No one likes to see a horse die, especially a good horse like Bedside Promise, who collapsed with a heart attack minutes after running at Bay Meadows Oct. 17.
But jockey Joe Judice, who was among the outsiders trying to help Bedside Promise in his last minutes, showed later in the day that winning sometimes supersedes emotion in racing.
When Bedside Promise went down as he was being led back to his barn, Judice was there, throwing buckets of water on the distressed horse. Judice is the rider who was visibly shaken at Pimlico in 1985 when his Hajji's Treasure broke down in the Preakness.
The race after Bedside Promise's, Judice was riding a cheap claimer against a horse trained by Bobby Martin, who also trained Bedside Promise.
Martin's horse beat Judice's by a nose, but the winner had clearly bumped his rival in the stretch.
The stewards might have looked the other way, because there was no inquiry. How much grief did Martin need, losing a race on a foul a half-hour after he had lost his best horse?

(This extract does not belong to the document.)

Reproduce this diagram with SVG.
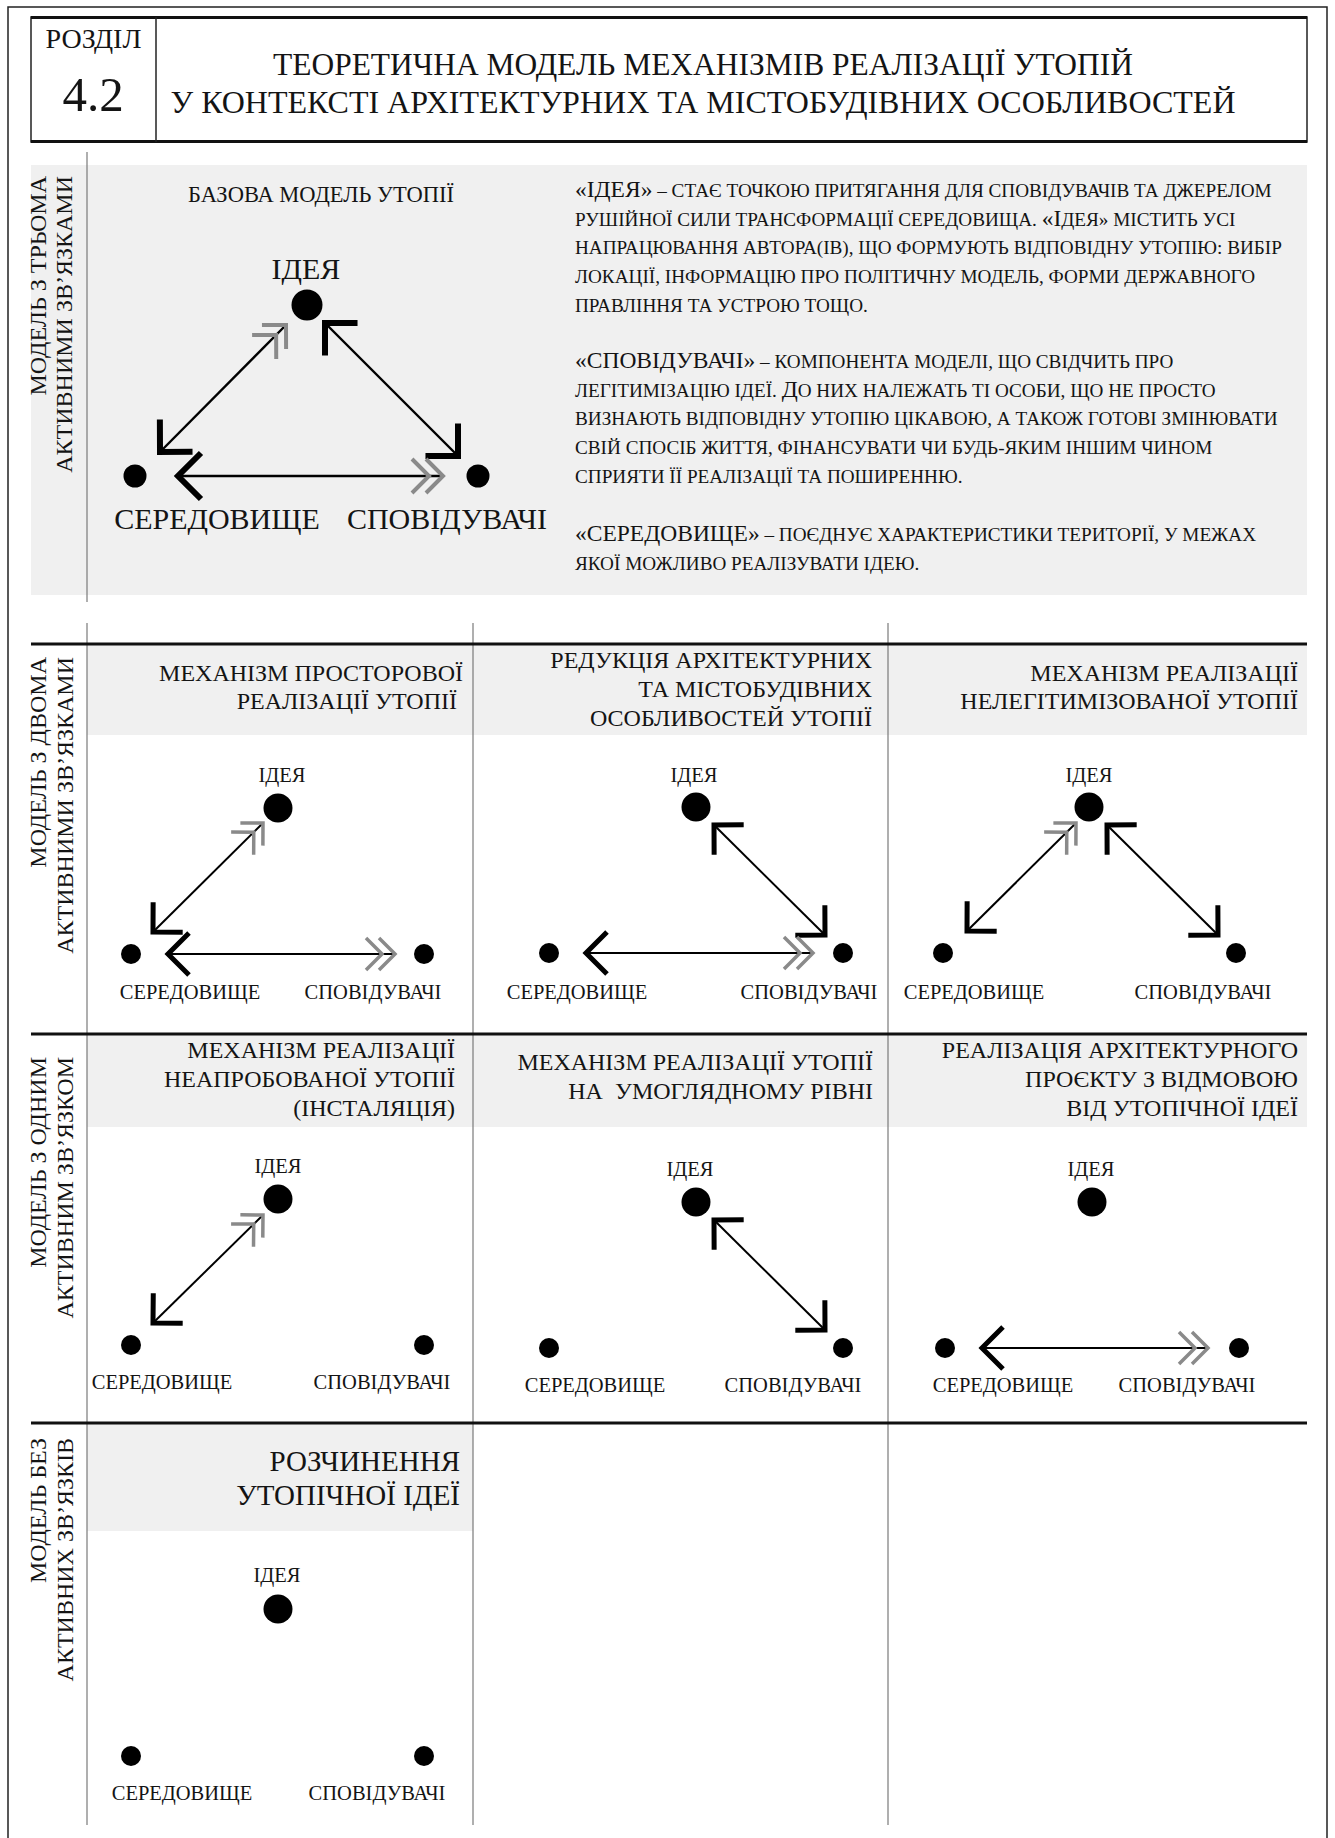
<svg xmlns="http://www.w3.org/2000/svg" width="1335" height="1838" viewBox="0 0 1335 1838">
<style>
text { font-family: "Liberation Serif", "Times New Roman", serif; fill: #141414; }
.sb { font-size: 24px; text-anchor: end; }
.hd { font-size: 24px; text-anchor: end; }
.lb { font-size: 20.5px; text-anchor: middle; }
.lbL { font-size: 30px; text-anchor: middle; }
.sm { font-size: 19.2px; }
.bg { font-size: 23.5px; }
.dot { fill: #000; }
.cn { stroke: #000; stroke-width: 2; fill: none; }
.cnL { stroke: #000; stroke-width: 2.4; fill: none; }
.grid { stroke: #7a7a7a; stroke-width: 1.2; fill: none; }
.rule { stroke: #111; stroke-width: 3; fill: none; }
.frame { stroke: #222; stroke-width: 1.5; fill: none; }
.panel { fill: #f0f0f0; }
</style>
<defs>
<marker id="bk" markerUnits="userSpaceOnUse" orient="auto-start-reverse" markerWidth="80" markerHeight="80" viewBox="-40 -40 80 80" refX="0" refY="0" overflow="visible">
<path d="M-21,-21 L0,0 L-21,21" fill="none" stroke="#000" stroke-width="5"/>
</marker>
<marker id="bkL" markerUnits="userSpaceOnUse" orient="auto-start-reverse" markerWidth="80" markerHeight="80" viewBox="-40 -40 80 80" refX="0" refY="0" overflow="visible">
<path d="M-23,-23 L0,0 L-23,23" fill="none" stroke="#000" stroke-width="6"/>
</marker>
<marker id="gr" markerUnits="userSpaceOnUse" orient="auto-start-reverse" markerWidth="80" markerHeight="80" viewBox="-40 -40 80 80" refX="0" refY="0" overflow="visible">
<path d="M-16,-16 L0,0 L-16,16 M-29,-16 L-13,0 L-29,16" fill="none" stroke="#8a8a8a" stroke-width="3.5"/>
</marker>
<marker id="grL" markerUnits="userSpaceOnUse" orient="auto-start-reverse" markerWidth="80" markerHeight="80" viewBox="-40 -40 80 80" refX="0" refY="0" overflow="visible">
<path d="M-17,-17 L0,0 L-17,17 M-31,-17 L-14,0 L-31,17" fill="none" stroke="#8a8a8a" stroke-width="4"/>
</marker>
</defs>

<rect width="1335" height="1838" fill="#fff"/>

<g id="frame">
<path class="frame" d="M8,1838 V7 H1327 V1838"/>
</g>
<g id="header">
<rect x="31" y="17" width="1276" height="125" fill="none" stroke="#222" stroke-width="1.5"/>
<line x1="31" y1="17.5" x2="1307" y2="17.5" stroke="#111" stroke-width="3"/>
<line x1="31" y1="141.5" x2="1307" y2="141.5" stroke="#111" stroke-width="3"/>
<line x1="156" y1="17" x2="156" y2="142" stroke="#222" stroke-width="1.5"/>
<text x="93.5" y="48" style="font-size:28px" text-anchor="middle">РОЗДІЛ</text>
<text x="93" y="111" style="font-size:49px" text-anchor="middle">4.2</text>
<text x="703" y="75" style="font-size:31px" text-anchor="middle" textLength="860" lengthAdjust="spacingAndGlyphs">ТЕОРЕТИЧНА МОДЕЛЬ МЕХАНІЗМІВ РЕАЛІЗАЦІЇ УТОПІЙ</text>
<text x="703" y="113" style="font-size:31px" text-anchor="middle" textLength="1065" lengthAdjust="spacingAndGlyphs">У КОНТЕКСТІ АРХІТЕКТУРНИХ ТА МІСТОБУДІВНИХ ОСОБЛИВОСТЕЙ</text>
</g>

<g id="panels">
<rect class="panel" x="31" y="165" width="1276" height="430"/>
<rect class="panel" x="87" y="645" width="1220" height="90"/>
<rect class="panel" x="87" y="1035" width="1220" height="92"/>
<rect class="panel" x="87" y="1424" width="386" height="107"/>
</g>

<g id="grid">
<line class="grid" x1="87" y1="152" x2="87" y2="602"/>
<line class="grid" x1="87" y1="623" x2="87" y2="1825"/>
<line class="grid" x1="473" y1="623" x2="473" y2="1825"/>
<line class="grid" x1="888" y1="623" x2="888" y2="1825"/>
<line class="rule" x1="31" y1="644" x2="1307" y2="644"/>
<line class="rule" x1="31" y1="1034" x2="1307" y2="1034"/>
<line class="rule" x1="31" y1="1423" x2="1307" y2="1423"/>
</g>

<g id="sidebar">
<text class="sb" transform="translate(46,176) rotate(-90)">МОДЕЛЬ З ТРЬОМА</text>
<text class="sb" transform="translate(72,176) rotate(-90)">АКТИВНИМИ ЗВ’ЯЗКАМИ</text>
<text class="sb" transform="translate(46,657) rotate(-90)">МОДЕЛЬ З ДВОМА</text>
<text class="sb" transform="translate(73,657) rotate(-90)">АКТИВНИМИ ЗВ’ЯЗКАМИ</text>
<text class="sb" transform="translate(46,1057) rotate(-90)">МОДЕЛЬ З ОДНИМ</text>
<text class="sb" transform="translate(73,1057) rotate(-90)">АКТИВНИМ ЗВ’ЯЗКОМ</text>
<text class="sb" transform="translate(46,1438) rotate(-90)">МОДЕЛЬ БЕЗ</text>
<text class="sb" transform="translate(73,1438) rotate(-90)">АКТИВНИХ ЗВ’ЯЗКІВ</text>
</g>

<g id="titles">
<text x="321" y="202" style="font-size:22.5px" text-anchor="middle">БАЗОВА МОДЕЛЬ УТОПІЇ</text>
<text class="hd" x="463" y="681">МЕХАНІЗМ ПРОСТОРОВОЇ</text>
<text class="hd" x="457" y="709">РЕАЛІЗАЦІЇ УТОПІЇ</text>
<text class="hd" x="872" y="668">РЕДУКЦІЯ АРХІТЕКТУРНИХ</text>
<text class="hd" x="872" y="697">ТА МІСТОБУДІВНИХ</text>
<text class="hd" x="872" y="726">ОСОБЛИВОСТЕЙ УТОПІЇ</text>
<text class="hd" x="1298" y="681">МЕХАНІЗМ РЕАЛІЗАЦІЇ</text>
<text class="hd" x="1298" y="709">НЕЛЕГІТИМІЗОВАНОЇ УТОПІЇ</text>
<text class="hd" x="455" y="1058">МЕХАНІЗМ РЕАЛІЗАЦІЇ</text>
<text class="hd" x="455" y="1087">НЕАПРОБОВАНОЇ УТОПІЇ</text>
<text class="hd" x="455" y="1116">(ІНСТАЛЯЦІЯ)</text>
<text class="hd" x="873" y="1070">МЕХАНІЗМ РЕАЛІЗАЦІЇ УТОПІЇ</text>
<text class="hd" x="873" y="1099" xml:space="preserve">НА  УМОГЛЯДНОМУ РІВНІ</text>
<text class="hd" x="1298" y="1058">РЕАЛІЗАЦІЯ АРХІТЕКТУРНОГО</text>
<text class="hd" x="1298" y="1087">ПРОЄКТУ З ВІДМОВОЮ</text>
<text class="hd" x="1298" y="1116">ВІД УТОПІЧНОЇ ІДЕЇ</text>
<text class="hd" x="460" y="1471" style="font-size:29px">РОЗЧИНЕННЯ</text>
<text class="hd" x="460" y="1505" style="font-size:29px">УТОПІЧНОЇ ІДЕЇ</text>
</g>

<g id="description">
<text x="575" y="197"><tspan class="bg">«ІДЕЯ»</tspan><tspan class="sm"> – СТАЄ ТОЧКОЮ ПРИТЯГАННЯ ДЛЯ СПОВІДУВАЧІВ ТА ДЖЕРЕЛОМ</tspan></text>
<text x="575" y="226"><tspan class="sm">РУШІЙНОЇ СИЛИ ТРАНСФОРМАЦІЇ СЕРЕДОВИЩА. </tspan><tspan class="bg">«І</tspan><tspan class="sm">ДЕЯ» МІСТИТЬ УСІ</tspan></text>
<text x="575" y="254" class="sm">НАПРАЦЮВАННЯ АВТОРА(ІВ), ЩО ФОРМУЮТЬ ВІДПОВІДНУ УТОПІЮ: ВИБІР</text>
<text x="575" y="283" class="sm">ЛОКАЦІЇ, ІНФОРМАЦІЮ ПРО ПОЛІТИЧНУ МОДЕЛЬ, ФОРМИ ДЕРЖАВНОГО</text>
<text x="575" y="312" class="sm">ПРАВЛІННЯ ТА УСТРОЮ ТОЩО.</text>
<text x="575" y="368"><tspan class="bg">«СПОВІДУВАЧІ»</tspan><tspan class="sm"> – КОМПОНЕНТА МОДЕЛІ, ЩО СВІДЧИТЬ ПРО</tspan></text>
<text x="575" y="397"><tspan class="sm">ЛЕГІТИМІЗАЦІЮ ІДЕЇ. </tspan><tspan class="bg">Д</tspan><tspan class="sm">О НИХ НАЛЕЖАТЬ ТІ ОСОБИ, ЩО НЕ ПРОСТО</tspan></text>
<text x="575" y="425" class="sm">ВИЗНАЮТЬ ВІДПОВІДНУ УТОПІЮ ЦІКАВОЮ, А ТАКОЖ ГОТОВІ ЗМІНЮВАТИ</text>
<text x="575" y="454" class="sm">СВІЙ СПОСІБ ЖИТТЯ, ФІНАНСУВАТИ ЧИ БУДЬ-ЯКИМ ІНШИМ ЧИНОМ</text>
<text x="575" y="483" class="sm">СПРИЯТИ ЇЇ РЕАЛІЗАЦІЇ ТА ПОШИРЕННЮ.</text>
<text x="575" y="541"><tspan class="bg">«СЕРЕДОВИЩЕ»</tspan><tspan class="sm"> – ПОЄДНУЄ ХАРАКТЕРИСТИКИ ТЕРИТОРІЇ, У МЕЖАХ</tspan></text>
<text x="575" y="570" class="sm">ЯКОЇ МОЖЛИВО РЕАЛІЗУВАТИ ІДЕЮ.</text>
</g>

<g id="connectors">
<line class="cnL" x1="160" y1="452" x2="286" y2="325" marker-start="url(#bkL)" marker-end="url(#grL)"/>
<line class="cnL" x1="325" y1="323" x2="458" y2="456" marker-start="url(#bkL)" marker-end="url(#bkL)"/>
<line class="cnL" x1="178" y1="476" x2="443" y2="476" marker-start="url(#bkL)" marker-end="url(#grL)"/>
<line class="cn" x1="153" y1="932" x2="263" y2="823" marker-start="url(#bk)" marker-end="url(#gr)"/>
<line class="cn" x1="168" y1="954" x2="395" y2="954" marker-start="url(#bk)" marker-end="url(#gr)"/>
<line class="cn" x1="714" y1="825" x2="825" y2="935" marker-start="url(#bk)" marker-end="url(#bk)"/>
<line class="cn" x1="586" y1="953" x2="813" y2="953" marker-start="url(#bk)" marker-end="url(#gr)"/>
<line class="cn" x1="967" y1="931" x2="1076" y2="823" marker-start="url(#bk)" marker-end="url(#gr)"/>
<line class="cn" x1="1107" y1="825" x2="1218" y2="935" marker-start="url(#bk)" marker-end="url(#bk)"/>
<line class="cn" x1="153" y1="1323" x2="263" y2="1215" marker-start="url(#bk)" marker-end="url(#gr)"/>
<line class="cn" x1="714" y1="1220" x2="825" y2="1330" marker-start="url(#bk)" marker-end="url(#bk)"/>
<line class="cn" x1="982" y1="1348" x2="1208" y2="1348" marker-start="url(#bk)" marker-end="url(#gr)"/>
</g>

<g id="base-idea"><circle class="dot" cx="307" cy="305" r="15.5"/><text class="lbL" x="306" y="279">ІДЕЯ</text></g>
<g id="base-env"><circle class="dot" cx="135" cy="476" r="11.5"/><text class="lbL" x="217" y="529">СЕРЕДОВИЩЕ</text></g>
<g id="base-fol"><circle class="dot" cx="478" cy="476" r="11.5"/><text class="lbL" x="447" y="529">СПОВІДУВАЧІ</text></g>

<g id="r2c1-idea"><circle class="dot" cx="278" cy="808" r="14.5"/><text class="lb" x="282" y="782">ІДЕЯ</text></g>
<g id="r2c1-env"><circle class="dot" cx="131" cy="954" r="10"/><text class="lb" x="190" y="999">СЕРЕДОВИЩЕ</text></g>
<g id="r2c1-fol"><circle class="dot" cx="424" cy="954" r="10"/><text class="lb" x="373" y="999">СПОВІДУВАЧІ</text></g>

<g id="r2c2-idea"><circle class="dot" cx="696" cy="807" r="14.5"/><text class="lb" x="694" y="782">ІДЕЯ</text></g>
<g id="r2c2-env"><circle class="dot" cx="549" cy="953" r="10"/><text class="lb" x="577" y="999">СЕРЕДОВИЩЕ</text></g>
<g id="r2c2-fol"><circle class="dot" cx="843" cy="953" r="10"/><text class="lb" x="809" y="999">СПОВІДУВАЧІ</text></g>

<g id="r2c3-idea"><circle class="dot" cx="1089" cy="807" r="14.5"/><text class="lb" x="1089" y="782">ІДЕЯ</text></g>
<g id="r2c3-env"><circle class="dot" cx="943" cy="953" r="10"/><text class="lb" x="974" y="999">СЕРЕДОВИЩЕ</text></g>
<g id="r2c3-fol"><circle class="dot" cx="1236" cy="953" r="10"/><text class="lb" x="1203" y="999">СПОВІДУВАЧІ</text></g>

<g id="r3c1-idea"><circle class="dot" cx="278" cy="1199" r="14.5"/><text class="lb" x="278" y="1173">ІДЕЯ</text></g>
<g id="r3c1-env"><circle class="dot" cx="131" cy="1345" r="10"/><text class="lb" x="162" y="1389">СЕРЕДОВИЩЕ</text></g>
<g id="r3c1-fol"><circle class="dot" cx="424" cy="1345" r="10"/><text class="lb" x="382" y="1389">СПОВІДУВАЧІ</text></g>

<g id="r3c2-idea"><circle class="dot" cx="696" cy="1202" r="14.5"/><text class="lb" x="690" y="1176">ІДЕЯ</text></g>
<g id="r3c2-env"><circle class="dot" cx="549" cy="1348" r="10"/><text class="lb" x="595" y="1392">СЕРЕДОВИЩЕ</text></g>
<g id="r3c2-fol"><circle class="dot" cx="843" cy="1348" r="10"/><text class="lb" x="793" y="1392">СПОВІДУВАЧІ</text></g>

<g id="r3c3-idea"><circle class="dot" cx="1092" cy="1202" r="14.5"/><text class="lb" x="1091" y="1176">ІДЕЯ</text></g>
<g id="r3c3-env"><circle class="dot" cx="945" cy="1348" r="10"/><text class="lb" x="1003" y="1392">СЕРЕДОВИЩЕ</text></g>
<g id="r3c3-fol"><circle class="dot" cx="1239" cy="1348" r="10"/><text class="lb" x="1187" y="1392">СПОВІДУВАЧІ</text></g>

<g id="r4c1-idea"><circle class="dot" cx="278" cy="1609" r="14.5"/><text class="lb" x="277" y="1582">ІДЕЯ</text></g>
<g id="r4c1-env"><circle class="dot" cx="131" cy="1756" r="10"/><text class="lb" x="182" y="1800">СЕРЕДОВИЩЕ</text></g>
<g id="r4c1-fol"><circle class="dot" cx="424" cy="1756" r="10"/><text class="lb" x="377" y="1800">СПОВІДУВАЧІ</text></g>
</svg>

Judice claimed foul, however, and the stewards quickly disqualified Martin's horse. A race is a race, and a jockey has a responsibility to his owner, even if the purse is only $3,300.
Sam Rubin, owner of John Henry, says that his office has spent $124,000 in sending out photos to fans during and since the gelding's career.
One of the requests for a picture of John Henry and Rubin's autograph came from a state prison in Joliet, Ill.
"I wonder what this guy is in jail for?" Rubin said to his daughter.
The daughter called Joliet and was told that the prisoner was a convicted forger.
Rubin still sent him a picture. "But it just had my name stamped on it instead of the autograph," Rubin said.
People in racing used to chuckle at the money and the travel time that John Schapiro spent in promoting the Washington D.C. International at his Laurel Race Course. Schapiro struggled, trying to get a sponsor for the race and a television contract with a major network.
One year, it was reported that Schapiro spent $90,000 on his journeys to Europe. But since he was spending his own money, no one should have complained, and besides, Schapiro was successful in making his race more international than some of the other grass stakes that have come along recently.
Schapiro sold Laurel a couple of years ago, and the new owners of the Maryland track are keeping up the International's international tradition.
This Saturday, 5 of the 14 starters in the $750,000 International are foreign horses, including Gjatsk, a 3-year-old colt from the Soviet Union. It is the first time in 21 years that the Russians have sent a horse to the race.
Gjatsk, who has never raced outside of Russia, is a 20-1 longshot. An American horse, Anka Germania, is listed as a moderate 3-1 favorite, but his jockey, Jose Santos, is skipping the International to ride Success Express in Saturday's $200,000 Norfolk for 2-year-olds at Santa Anita. Santos thinks that Success Express could be his Kentucky Derby horse for next year.